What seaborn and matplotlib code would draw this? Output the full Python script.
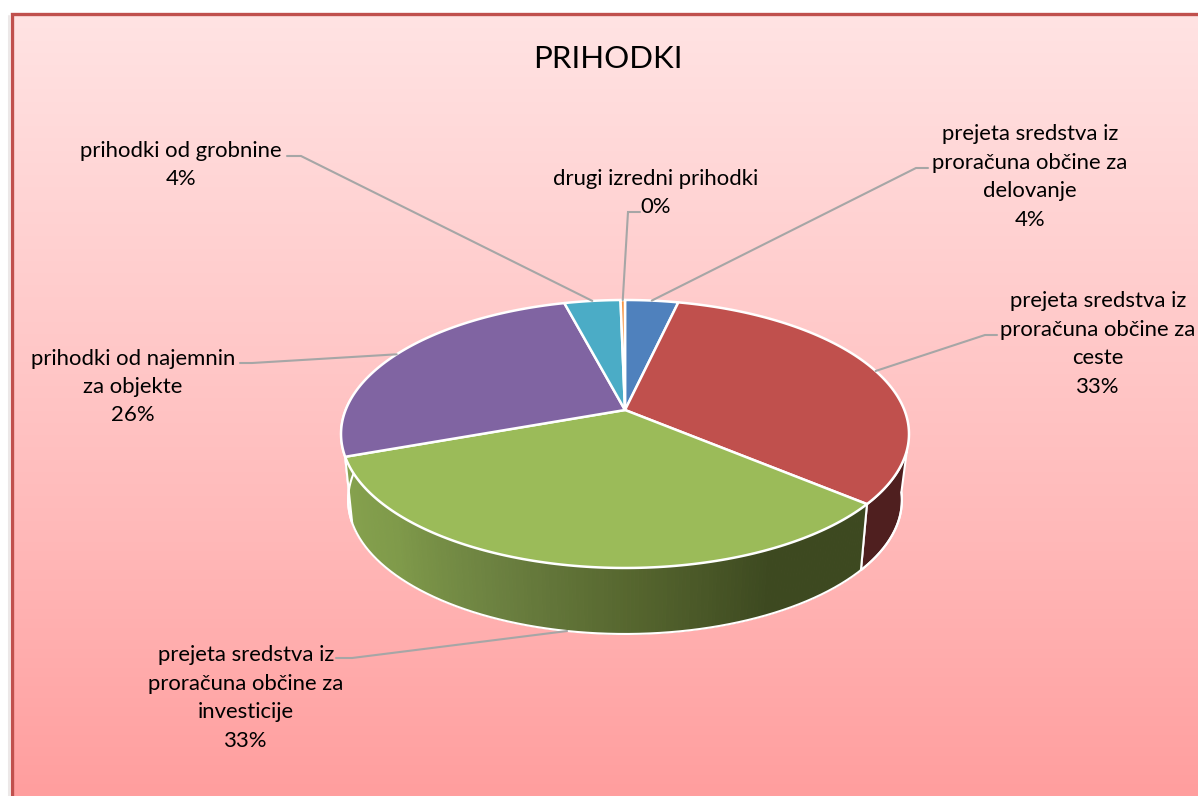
import numpy as np
import seaborn as sns
import matplotlib.pyplot as plt
from matplotlib.colors import LinearSegmentedColormap

# slices clockwise from 12 o'clock
categories = ["prejeta sredstva iz\nproračuna občine za\ndelovanje",
              "prejeta sredstva iz\nproračuna občine za\nceste",
              "prejeta sredstva iz\nproračuna občine za\ninvesticije",
              "prihodki od najemnin\nza objekte",
              "prihodki od grobnine",
              "drugi izredni prihodki"]
values = [3.6, 32.5, 33.4, 26.4, 3.8, 0.3]
percent_labels = ["4%", "33%", "33%", "26%", "4%", "0%"]
slice_colors = ["#4F81BD", "#C0504D", "#9BBB59", "#8064A2", "#4BACC6", "#F79646"]

# label centre and the elbow of its leader line, in pixels
label_xy = [(1030, 177), (1098, 344), (246, 698), (133, 387), (181, 165), (656, 193)]
elbows = [[(916, 168), (928, 168)], [(985, 335), (997, 335)], [(352, 658), (336, 658)],
          [(252, 363), (240, 363)], [(301, 156), (287, 156)], [(628, 212), (640, 212)]]

sns.set_theme(style="white")
plt.rcParams['font.family'] = ['Lato', 'DejaVu Sans']

# pie geometry in pixels (tilted disc seen in perspective)
cx, cy = 625, 410
R, S, k = 279.4, 129.7, 0.179
depth, shrink = 66, 0.975


def top_pt(deg):
    t = np.radians(deg)
    u, v = np.sin(t), np.cos(t)
    w = 1 + k * v
    return cx + R * u / w, cy - S * v / w


def bottom_pt(deg):
    x, y = top_pt(deg)
    return cx + (x - cx) * shrink, y + depth


def wall(ax, a, b, color, edge="white", lw=1.5, a_bottom=None):
    a_bottom = a if a_bottom is None else a_bottom
    xt, yt = top_pt(np.linspace(a, b, 60))
    xb, yb = bottom_pt(np.linspace(a_bottom, b, 60))
    ax.fill(np.r_[xt, xb[::-1]], np.r_[yt, yb[::-1]], color=color, ec=edge, lw=lw)


fig = plt.figure(figsize=(11.98, 7.96), dpi=100)
ax = fig.add_axes([0, 0, 1, 1])
ax.set_xlim(0, 1198)
ax.set_ylim(796, 0)
ax.axis("off")

# frame with gradient fill
grad = LinearSegmentedColormap.from_list(
    "bg", [(0, "#FFE3E3"), (0.3, "#FFD0D0"), (0.65, "#FFBABA"), (1, "#FF9E9E")])
ax.imshow(np.linspace(0, 1, 256)[:, None], cmap=grad, extent=(11, 1198, 796, 13),
          aspect="auto", zorder=0)
ax.set_xlim(0, 1198)
ax.set_ylim(796, 0)
ax.plot([11.5, 11.5, 1198], [796, 13.5, 13.5], color="#C0504D", lw=2.4, zorder=1,
        solid_joinstyle="miter")
ax.plot([9, 9], [16, 796], color="#ECE8E8", lw=1.5, zorder=0.5)

edges = np.r_[0, np.cumsum(values)] / np.sum(values) * 360

# side walls, back to front
wall(ax, edges[3], edges[3] + 25, "#CFCBDC")
wall(ax, 107, edges[2], "#4F1F1F", a_bottom=97)
green_edge = np.linspace(edges[2], edges[3], 180)
shades = sns.blend_palette(["#3D4920", "#3D4920", "#55652E", "#6B8040", "#7F9A4A", "#86A24E"], 179)
for i in range(179):
    wall(ax, green_edge[i], green_edge[i + 1], shades[i], edge=shades[i], lw=0.8)
xb, yb = bottom_pt(np.linspace(97, edges[3] + 25, 200))
ax.plot(xb, yb, color="white", lw=1.5, zorder=2)
for e in [edges[2], edges[3]]:
    xl, yl = zip(top_pt(e), bottom_pt(e))
    ax.plot(xl, yl, color="white", lw=1.5, zorder=2)

# top faces
for i, col in enumerate(slice_colors):
    th = np.linspace(edges[i], edges[i + 1], 120)
    x, y = top_pt(th)
    ax.fill(np.r_[cx, x], np.r_[cy, y], color=col, ec="white", lw=1.8, zorder=3,
            joinstyle="round")

# leader lines and labels
for i, cat in enumerate(categories):
    mid = (edges[i] + edges[i + 1]) / 2
    start = bottom_pt(mid) if i == 2 else top_pt(mid)
    pts = [start] + elbows[i]
    ax.plot(*zip(*pts), color="#A6A6A6", lw=1.5, zorder=4, solid_joinstyle="miter")
    ax.text(*label_xy[i], cat + "\n" + percent_labels[i], ha="center", va="center",
            fontsize=15.9, color="#000000", linespacing=1.53, zorder=5)

ax.text(608, 59, "PRIHODKI", ha="center", va="center", fontsize=22.5, color="#000000", zorder=5)

fig.savefig("out.png", dpi=100)
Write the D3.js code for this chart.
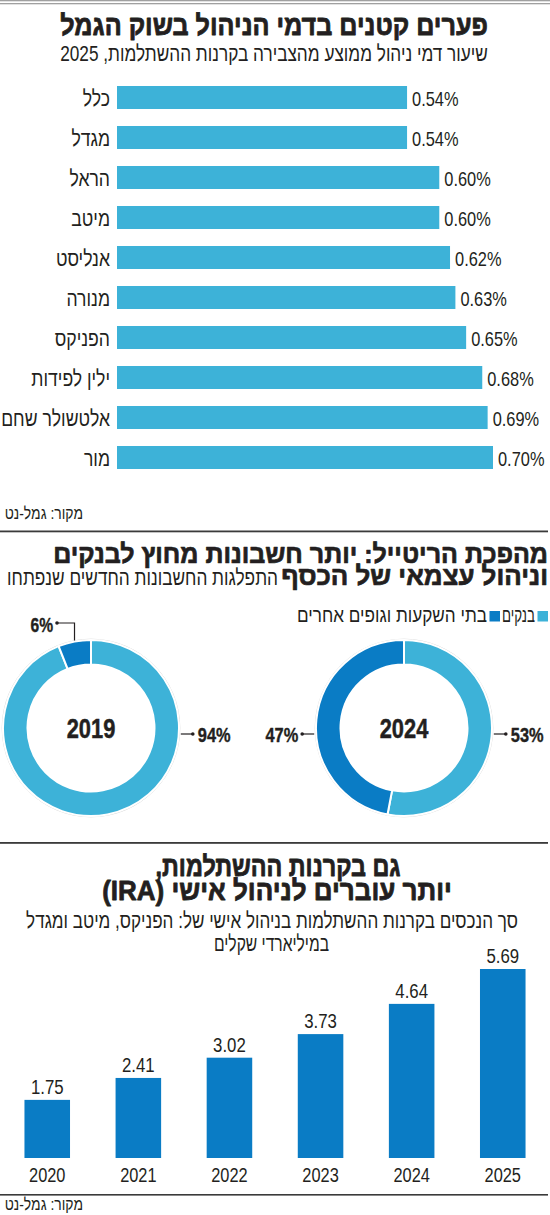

• **Goal**:
Where a line of the entries contains the word "code", copy that line.

• **Answer**:
What seaborn and matplotlib code would draw this? Output the full Python script.
Write the D3.js code for this chart.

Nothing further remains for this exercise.